The second tax consequence for creditor repos and creditor quasi-repos is that the whole arrangement is treated as a loan relationship, and that any finance return reflected in the accounts in accordance with GAAP is treated as interest on that loan relationship. This rule corresponds to the rule for debtor repos and debtor quasi-repos in CTA09/S551 (CFM46410).

Whole arrangement is treated as a loan relationship

An advance under a creditor repo or creditor quasi-repo is treated as a money debt owed to the lender (or, if the lender is a member of a partnership, to the partnership) by the person who initially sold the securities. This money debt is treated as arising from a transaction for the lending of money, so the lender is treated as party to a creditor loan relationship in an amount equal to the advance.

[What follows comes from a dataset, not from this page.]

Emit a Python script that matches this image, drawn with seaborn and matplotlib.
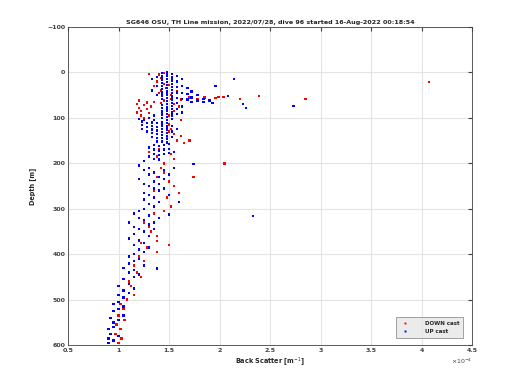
import numpy as np
import pandas as pd
import seaborn as sns
from matplotlib import pyplot as plt

# back scatter in units of 1e-4 m^-1, depth in m
down_points = [
    (1.40, 5), (1.45, 2), (1.42, 12), (1.38, 20), (1.45, 25), (1.35, 30), (1.47, 35),
    (1.42, 40), (1.40, 45), (1.52, 50), (1.50, 28), (1.48, 15), (1.30, 3), (1.58, 42),
    (1.62, 60), (1.70, 55), (1.78, 58), (1.85, 55), (1.96, 56), (1.99, 54), (2.04, 54),
    (2.20, 59), (2.39, 52), (2.85, 59), (4.07, 21),
    (1.18, 70), (1.20, 78), (1.22, 85), (1.25, 72), (1.28, 80), (1.30, 90), (1.22, 95),
    (1.18, 88), (1.32, 75), (1.25, 100), (1.35, 65), (1.42, 68), (1.45, 62), (1.52, 58),
    (1.60, 75), (1.55, 85), (1.50, 95), (1.62, 105), (1.28, 66), (1.20, 62), (1.55, 70),
    (1.50, 115), (1.52, 125), (1.55, 135), (1.48, 145), (1.58, 150), (1.62, 140),
    (1.65, 155), (1.70, 150), (1.45, 160), (1.40, 170), (1.52, 180), (1.55, 190),
    (1.38, 185), (1.30, 175), (2.05, 200), (1.74, 230), (1.45, 200), (1.50, 130),
    (1.42, 210), (1.45, 220), (1.38, 230), (1.50, 240), (1.55, 250), (1.35, 260),
    (1.60, 265), (1.48, 275), (1.40, 285), (1.30, 290), (1.52, 295), (1.45, 305),
    (1.35, 310), (1.40, 320), (1.25, 330), (1.30, 340), (1.32, 350), (1.38, 360),
    (1.38, 371), (1.50, 380), (1.38, 395), (1.22, 375), (1.28, 385),
    (1.20, 405), (1.25, 415), (1.15, 425), (1.18, 440), (1.22, 450), (1.10, 460),
    (1.12, 470), (1.05, 480), (1.15, 490), (1.08, 500),
    (1.02, 510), (1.05, 520), (1.00, 535), (1.06, 545), (0.98, 555), (1.02, 565),
    (0.97, 575), (1.03, 585), (1.00, 595), (0.95, 590),
]

up_points = [
    # 0-110 m
    (1.38, 10), (1.38, 30), (1.38, 50), (1.33, 15), (1.33, 40),
    (1.43, 2), (1.43, 9), (1.43, 16), (1.43, 23), (1.43, 30), (1.43, 37), (1.43, 44),
    (1.43, 51), (1.43, 58), (1.43, 72), (1.43, 79), (1.43, 86), (1.43, 93), (1.43, 100),
    (1.48, 0), (1.48, 7), (1.48, 14), (1.48, 21), (1.48, 28), (1.48, 35), (1.48, 42),
    (1.48, 49), (1.48, 56), (1.48, 63), (1.48, 70), (1.48, 77), (1.48, 84), (1.48, 91),
    (1.48, 98), (1.48, 105),
    (1.53, 4), (1.53, 11), (1.53, 18), (1.53, 25), (1.53, 32), (1.53, 39), (1.53, 46),
    (1.53, 53), (1.53, 60), (1.53, 67), (1.53, 74), (1.53, 81), (1.53, 88), (1.53, 95),
    (1.53, 102),
    (1.58, 8), (1.58, 20), (1.58, 32), (1.58, 44), (1.58, 56), (1.58, 68), (1.58, 80),
    (1.58, 92), (1.63, 15), (1.63, 30), (1.63, 45), (1.63, 58), (1.63, 75), (1.63, 88),
    (1.68, 35), (1.68, 48), (1.68, 60), (1.72, 42), (1.72, 55), (1.72, 65),
    (1.78, 50), (1.78, 62), (1.84, 58), (1.84, 65), (1.90, 62),
    (2.14, 14), (1.96, 30), (2.08, 52), (1.93, 67), (2.23, 70), (2.26, 78), (2.73, 74),
    (1.35, 95), (1.35, 105), (1.30, 100), (1.25, 105), (1.20, 102),
    # 110-160 m
    (1.43, 110), (1.43, 117), (1.43, 124), (1.43, 131), (1.43, 138), (1.43, 145),
    (1.43, 152), (1.48, 112), (1.48, 119), (1.48, 126), (1.48, 133), (1.48, 140),
    (1.48, 147), (1.48, 154), (1.38, 112), (1.38, 120), (1.38, 128), (1.38, 136),
    (1.38, 144), (1.38, 152), (1.33, 110), (1.33, 118), (1.33, 126), (1.33, 134),
    (1.33, 142), (1.28, 112), (1.28, 120), (1.28, 130), (1.23, 108), (1.23, 116),
    (1.23, 124), (1.53, 118), (1.53, 130), (1.53, 142), (1.58, 125),
    # 160-200 m
    (1.30, 165), (1.30, 185), (1.35, 160), (1.35, 170), (1.35, 180), (1.35, 190),
    (1.40, 162), (1.40, 172), (1.40, 182), (1.40, 192), (1.45, 160), (1.45, 170),
    (1.45, 180), (1.50, 158), (1.50, 168), (1.50, 178), (1.55, 175), (1.25, 195),
    (1.74, 202),
    # 200-300 m
    (1.20, 205), (1.20, 235), (1.25, 215), (1.25, 245), (1.25, 265), (1.25, 280),
    (1.30, 210), (1.30, 225), (1.30, 250), (1.30, 270), (1.30, 290), (1.35, 220),
    (1.35, 240), (1.35, 255), (1.35, 275), (1.35, 295), (1.40, 230), (1.40, 245),
    (1.40, 260), (1.40, 285), (1.45, 215), (1.45, 235), (1.45, 255), (1.50, 225),
    (1.50, 270), (1.55, 210), (1.60, 285), (2.33, 316), (1.50, 313),
    # 300-400 m
    (1.10, 330), (1.10, 365), (1.15, 310), (1.15, 340), (1.15, 355), (1.15, 380),
    (1.20, 305), (1.20, 320), (1.20, 345), (1.20, 370), (1.20, 390), (1.25, 300),
    (1.25, 325), (1.25, 350), (1.25, 375), (1.25, 395), (1.30, 315), (1.30, 335),
    (1.30, 360), (1.30, 385), (1.35, 330), (1.35, 345), (1.40, 320), (1.38, 431),
    # 400-500 m
    (1.00, 470), (1.00, 490), (1.05, 430), (1.05, 455), (1.05, 480), (1.05, 495),
    (1.10, 405), (1.10, 420), (1.10, 440), (1.10, 465), (1.10, 485), (1.15, 400),
    (1.15, 415), (1.15, 435), (1.15, 450), (1.15, 475), (1.20, 410), (1.20, 445),
    (1.25, 425),
    # 500-600 m
    (0.90, 565), (0.90, 585), (0.90, 595), (0.92, 540), (0.92, 575), (0.95, 510),
    (0.95, 525), (0.95, 550), (0.95, 560), (0.95, 590), (1.00, 505), (1.00, 520),
    (1.00, 545), (1.00, 580), (1.05, 515), (1.05, 535),
]

title = 'SG646 OSU, TH Line mission, 2022/07/28, dive 96 started 16-Aug-2022 00:18:54'
x_ticks = [0.5, 1, 1.5, 2, 2.5, 3, 3.5, 4, 4.5]
y_ticks = [-100, 0, 100, 200, 300, 400, 500, 600]

down = pd.DataFrame(down_points, columns=['bs', 'depth'])
down['cast'] = 'DOWN cast'
up = pd.DataFrame(up_points, columns=['bs', 'depth'])
up['cast'] = 'UP cast'
df = pd.concat([down, up], ignore_index=True)

sns.set_style('whitegrid', {'grid.color': '#e3e3e3', 'axes.edgecolor': '#404040'})
plt.rcParams['font.family'] = ['DejaVu Sans']

fig = plt.figure(figsize=(5.2, 3.9), dpi=100)
ax = fig.add_axes([0.131, 0.115, 0.777, 0.816])
sns.scatterplot(data=df, x='bs', y='depth', hue='cast',
                palette={'DOWN cast': '#ff0000', 'UP cast': '#0000ff'},
                marker='s', s=3, linewidth=0, ax=ax, legend=True)

ax.set_xlim(0.5, 4.5)
ax.set_ylim(600, -100)
ax.set_xticks(x_ticks)
ax.set_xticklabels([f'{t:g}' for t in x_ticks])
ax.set_yticks(y_ticks)
ax.tick_params(labelsize=4.5, colors='#404040', direction='in', length=3,
               top=True, right=True, pad=2)
for lab in ax.get_xticklabels() + ax.get_yticklabels():
    lab.set_fontweight('bold')
for s in ax.spines.values():
    s.set_linewidth(0.6)

ax.set_xlabel('Back Scatter [m$^{-1}$]', fontsize=4.7, fontweight='bold', labelpad=2)
ax.set_ylabel('Depth [m]', fontsize=4.7, fontweight='bold', labelpad=8)
ax.set_title(title, fontsize=4.6, fontweight='bold', pad=2)
ax.text(1.0, -0.035, r'$\times10^{-4}$', transform=ax.transAxes, fontsize=4.5,
        ha='right', va='top', color='#404040')

leg = ax.legend(loc='lower right', fontsize=4, frameon=True, fancybox=False,
                markerscale=0.8, borderpad=0.7, handletextpad=2.5,
                bbox_to_anchor=(0.985, 0.015))
leg.get_frame().set_facecolor('#e6e6e6')
leg.get_frame().set_edgecolor('#606060')
leg.get_frame().set_linewidth(0.5)
for t in leg.get_texts():
    t.set_fontweight('bold')

fig.savefig('out.png', dpi=100)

The effect of treating the whole arrangement as a loan relationship is that all amounts in the lender’s accounts in respect of the advance in accordance with GAAP, including items such as exchange gains and losses, are brought into account under the loan relationship rules.

Lender is taxed on finance return

Any amount that, in accordance with GAAP, is recorded in the accounts of the lender (or, if the lender is a member of a partnership that makes the advance, in the accounts of the partnership) as a finance return in respect of the advance is treated as interest under that loan relationship.

This deemed interest is treated as received when ‘the relevant repurchase’ takes place or when it becomes apparent that that repurchase will not take place. ‘The relevant repurchase’ means the subsequent sale by the lender of the securities or (in the case of a creditor quasi-repo) the subsequent sale of the securities by the lender or the transfer of the asset from the lender. This rule provides symmetry with the rule for debtor repos and debtor quasi-repos in CTA09/S551; the date of receipt does not have any bearing on the date on which the interest is brought into account for loan relationships purposes in the hands of the lender.